At MindEcology, when we engage a new client for an analysis, we always start with a look at their database in its raw state. Depending upon the project, the data could consist of customer names, mailing lists, order history, or product catalogs, for example.
It is the rule, rather than the exception, that most customer databases that our clients bring to us have not been well-maintained. Whether the data we receive has been stored in a POS (point of sale) system, an online shopping cart application, an MS Excel file, or an MS Access or SQL database – a large portion of most companies’ data is “dirty” data.
Dirty data refers to a large data set which contains a possible wide assortment of imperfections, including missing data values, incorrect value types (e.g., text instead of numeric data for a given field), values that are out of the possible range, incomplete records, etc.
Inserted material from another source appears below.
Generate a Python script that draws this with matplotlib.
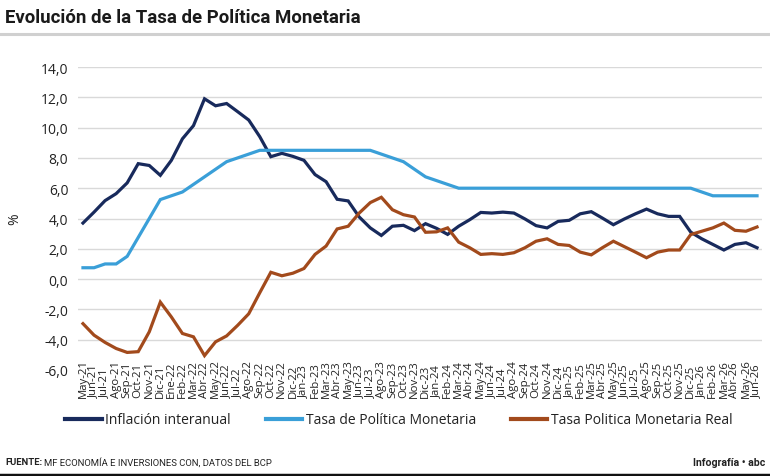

In fact, many of our MindEcology clients are almost apologetic when they grant us accesss to their database for the first time. It is almost as if they have invited us over for a seven-course meal but want us to “please excuse our messy house – it’s been a crazy week.”
Given that this is such a common experience for us, we are never surprised when a new client’s database is found to have not been maintained to ideal standards. Some examples of all-too-common database problems include:
* in an address file (or table): address data showing up in the phone number field
* in an order history file: existence of blank (zero-value) revenue fields for some orders
* in a customer name file: first and last names are transposed for some records
* in a product list file: missing product IDs for products that show up in the order history file (etc.)
Fortunately, in mosts cases this is a total non-issue once we get started on a project. That is because, before we actually start analyzing a database for any project, we carry out what’s called “data cleansing” and, when necessary, data imputation.
Data cleansing involves:
1. validating codes (data values) against a list of acceptable values and deleting or fixing each one as necessary 2. deleting very “dirty” records 3. de-duplicating and merging records
Meanwhile, data imputation involves filling in missing values with intuitive data, such as with a reasonable estimate (this is better than leaving the item blank). There are a number of techniques for doing this.
These techniques are industry-standard in the data mining and modeling fields and help ensure that we have good, clean, well-organized data as we begin the analysis phase of a new project.